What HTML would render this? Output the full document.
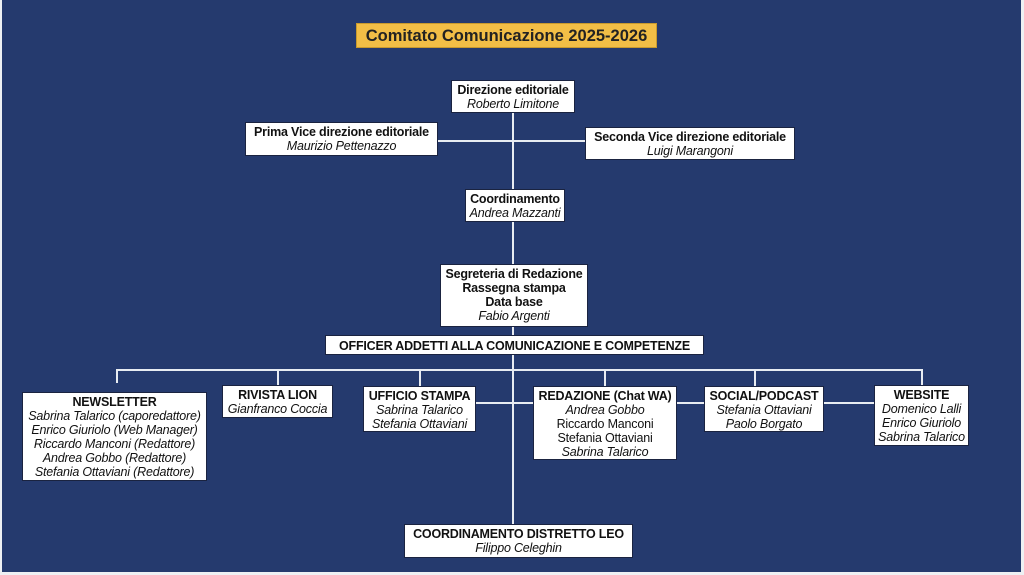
<!DOCTYPE html>
<html><head><meta charset="utf-8"><style>
body{margin:0;width:1024px;height:575px;background:#eef0f3;position:relative;overflow:hidden;font-family:"Liberation Sans",sans-serif;}
#bg{position:absolute;left:2px;top:0;width:1019px;height:572px;background:#253a6e;}
.l{position:absolute;background:#e8ecf2;}
.b{position:absolute;background:#fff;border:1px solid #1a2340;box-sizing:border-box;text-align:center;font-size:12.5px;line-height:14px;color:#111;padding-top:2px;white-space:nowrap;letter-spacing:-0.2px;}
.b b{font-size:12.5px;}
.b i{display:block;}
</style></head><body>
<div id="bg"></div>
<div style="position:absolute;left:356px;top:23px;width:301px;height:25px;background:#f2be46;border:1px solid #c99a2e;box-sizing:border-box;text-align:center;font-size:16.5px;line-height:25px;font-weight:bold;color:#222;">Comitato Comunicazione 2025-2026</div>
<div class="l" style="left:512px;top:112px;width:2px;height:413px;"></div>
<div class="l" style="left:438px;top:140px;width:148px;height:2px;"></div>
<div class="l" style="left:116px;top:369px;width:807px;height:2px;"></div>
<div class="l" style="left:116px;top:369px;width:2px;height:14px;"></div>
<div class="l" style="left:277px;top:369px;width:2px;height:17px;"></div>
<div class="l" style="left:419px;top:369px;width:2px;height:17px;"></div>
<div class="l" style="left:604px;top:369px;width:2px;height:17px;"></div>
<div class="l" style="left:754px;top:369px;width:2px;height:17px;"></div>
<div class="l" style="left:921px;top:369px;width:2px;height:17px;"></div>
<div class="l" style="left:476px;top:402px;width:399px;height:2px;"></div>
<div class="b" style="left:451px;top:80px;width:124px;height:33px;"><b>Direzione editoriale</b><i>Roberto Limitone</i></div>
<div class="b" style="left:245px;top:122px;width:193px;height:34px;"><b>Prima Vice direzione editoriale</b><i>Maurizio Pettenazzo</i></div>
<div class="b" style="left:585px;top:127px;width:210px;height:33px;"><b>Seconda Vice direzione editoriale</b><i>Luigi Marangoni</i></div>
<div class="b" style="left:465px;top:189px;width:100px;height:33px;"><b>Coordinamento</b><i>Andrea Mazzanti</i></div>
<div class="b" style="left:440px;top:264px;width:148px;height:63px;"><b>Segreteria di Redazione<br>Rassegna stampa<br>Data base</b><i>Fabio Argenti</i></div>
<div class="b" style="left:325px;top:335px;width:379px;height:20px;padding-top:3px;"><b>OFFICER ADDETTI ALLA COMUNICAZIONE E COMPETENZE</b></div>
<div class="b" style="left:22px;top:392px;width:185px;height:89px;"><b>NEWSLETTER</b><i>Sabrina Talarico (caporedattore)</i><i>Enrico Giuriolo (Web Manager)</i><i>Riccardo Manconi (Redattore)</i><i>Andrea Gobbo (Redattore)</i><i>Stefania Ottaviani (Redattore)</i></div>
<div class="b" style="left:222px;top:385px;width:111px;height:33px;"><b>RIVISTA LION</b><i>Gianfranco Coccia</i></div>
<div class="b" style="left:363px;top:386px;width:113px;height:46px;"><b>UFFICIO STAMPA</b><i>Sabrina Talarico</i><i>Stefania Ottaviani</i></div>
<div class="b" style="left:533px;top:386px;width:144px;height:74px;"><b>REDAZIONE (Chat WA)</b><i>Andrea Gobbo</i>Riccardo Manconi<br>Stefania Ottaviani<i>Sabrina Talarico</i></div>
<div class="b" style="left:704px;top:386px;width:120px;height:46px;"><b>SOCIAL/PODCAST</b><i>Stefania Ottaviani</i><i>Paolo Borgato</i></div>
<div class="b" style="left:874px;top:385px;width:95px;height:61px;"><b>WEBSITE</b><i>Domenico Lalli</i><i>Enrico Giuriolo</i><i>Sabrina Talarico</i></div>
<div class="b" style="left:404px;top:524px;width:229px;height:34px;"><b>COORDINAMENTO DISTRETTO LEO</b><i>Filippo Celeghin</i></div>
</body></html>
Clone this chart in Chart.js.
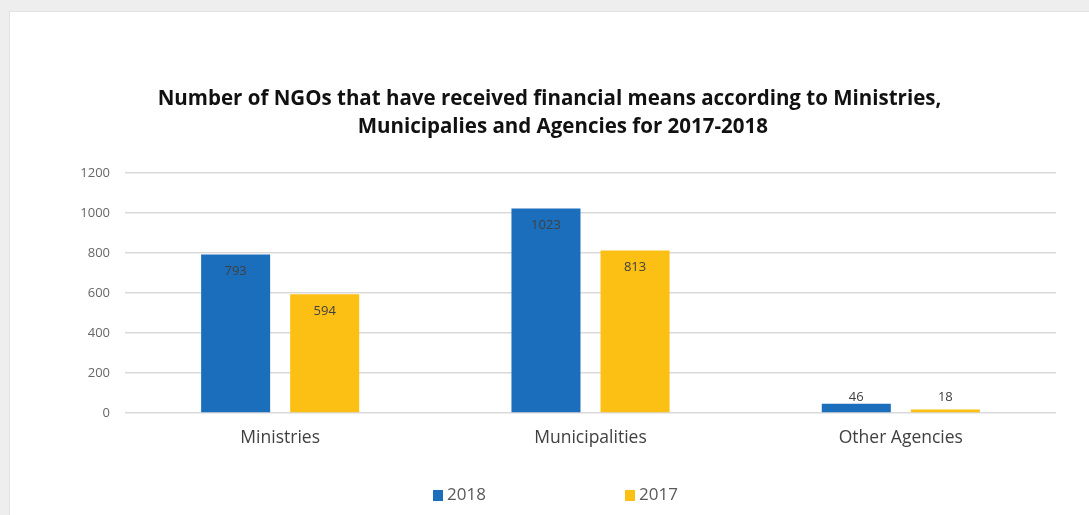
<!DOCTYPE html>
<html>
<head>
<meta charset="utf-8">
<script src="https://cdn.jsdelivr.net/npm/chart.js@4.4.1/dist/chart.umd.min.js"></script>
<style>
  html, body { margin:0; padding:0; width:1089px; height:515px; overflow:hidden; background:#eeeeee; }
  #card { position:absolute; left:9px; top:11px; width:1100px; height:520px; background:#ffffff; border:1px solid #e2e2e2; box-sizing:border-box; }
  #wrap { position:absolute; left:0; top:0; width:1089px; height:515px; }
</style>
</head>
<body>
<div id="card"></div>
<div id="wrap"><canvas id="c" width="1089" height="515"></canvas></div>
<script>
const categories = ["Ministries", "Municipalities", "Other Agencies"];
const seriesLabels = ["2018", "2017"];
const values2018 = [793, 1023, 46];
const values2017 = [594, 813, 18];
const yTicks = [0, 200, 400, 600, 800, 1000, 1200];
const titleLines = ["Number of NGOs that have received financial means according to Ministries,", "\u00a0\u00a0\u00a0\u00a0\u00a0Municipalies and Agencies for 2017-2018"];

const FONT = "'Open Sans', sans-serif";
const BLUE = "#1b6ebc";
const YELLOW = "#fcbf14";

const dataLabelPlugin = {
  id: 'dataLabels',
  afterDatasetsDraw(chart) {
    const ctx = chart.ctx;
    ctx.save();
    ctx.font = "13px " + FONT;
    ctx.fillStyle = "#404040";
    ctx.textAlign = "center";
    ctx.textBaseline = "middle";
    chart.data.datasets.forEach((ds, i) => {
      const meta = chart.getDatasetMeta(i);
      meta.data.forEach((bar, j) => {
        const h = bar.base - bar.y;
        const y = h > 30 ? bar.y + 17 : bar.base - 15;
        ctx.fillText(String(ds.data[j]), bar.x, y);
      });
    });
    ctx.restore();
  }
};

const legendPlugin = {
  id: 'customLegend',
  afterDraw(chart) {
    const ctx = chart.ctx;
    ctx.save();
    ctx.font = "17px " + FONT;
    ctx.textBaseline = "middle";
    ctx.textAlign = "left";
    const xs = [433, 625];
    const y = 495;
    chart.data.datasets.forEach((ds, i) => {
      ctx.fillStyle = ds.backgroundColor;
      ctx.fillRect(xs[i], y - 5, 10, 11);
      ctx.fillStyle = "#595959";
      ctx.fillText(ds.label, xs[i] + 14, y);
    });
    ctx.restore();
  }
};

new Chart(document.getElementById('c'), {
  type: 'bar',
  data: {
    labels: categories,
    datasets: [
      { label: seriesLabels[0], data: values2018, backgroundColor: BLUE },
      { label: seriesLabels[1], data: values2017, backgroundColor: YELLOW }
    ]
  },
  options: {
    responsive: false,
    animation: false,
    devicePixelRatio: 1,
    categoryPercentage: 0.574,
    barPercentage: 0.775,
    layout: { padding: { left: 43, right: 33, top: 0, bottom: 62 } },
    plugins: {
      legend: { display: false },
      tooltip: { enabled: false },
      title: {
        display: true,
        text: titleLines,
        color: "#111111",
        font: { family: FONT, size: 20.5, weight: 'bold', lineHeight: 1.366 },
        padding: { top: 85, bottom: 32 }
      }
    },
    scales: {
      x: {
        grid: { display: false, drawTicks: false },
        border: { display: false },
        ticks: { color: "#404040", font: { family: FONT, size: 17.5 }, padding: 15 },
        afterFit(s) { s.height = 40; }
      },
      y: {
        min: 0, max: 1200,
        afterBuildTicks(s) { s.ticks = yTicks.map(v => ({ value: v })); },
        grid: { color: "#d9d9d9", lineWidth: 1.5, drawTicks: false },
        border: { display: false },
        ticks: { color: "#666666", font: { family: FONT, size: 13 }, padding: 15, callback: (v) => String(v) },
        afterFit(s) { s.width = 82; }
      }
    }
  },
  plugins: [dataLabelPlugin, legendPlugin]
});
</script>
</body>
</html>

+ + + +

* _Goal_
Only the lines from "Clone this chart in Chart.js." through "of NGOs that" should appear in your output, copied exactly with both end lines, and with no pictures.

* _Final answer_
Clone this chart in Chart.js.
<!DOCTYPE html>
<html>
<head>
<meta charset="utf-8">
<script src="https://cdn.jsdelivr.net/npm/chart.js@4.4.1/dist/chart.umd.min.js"></script>
<style>
  html, body { margin:0; padding:0; width:1089px; height:515px; overflow:hidden; background:#eeeeee; }
  #card { position:absolute; left:9px; top:11px; width:1100px; height:520px; background:#ffffff; border:1px solid #e2e2e2; box-sizing:border-box; }
  #wrap { position:absolute; left:0; top:0; width:1089px; height:515px; }
</style>
</head>
<body>
<div id="card"></div>
<div id="wrap"><canvas id="c" width="1089" height="515"></canvas></div>
<script>
const categories = ["Ministries", "Municipalities", "Other Agencies"];
const seriesLabels = ["2018", "2017"];
const values2018 = [793, 1023, 46];
const values2017 = [594, 813, 18];
const yTicks = [0, 200, 400, 600, 800, 1000, 1200];
const titleLines = ["Number of NGOs that have received financial means according to Ministries,", "\u00a0\u00a0\u00a0\u00a0\u00a0Municipalies and Agencies for 2017-2018"];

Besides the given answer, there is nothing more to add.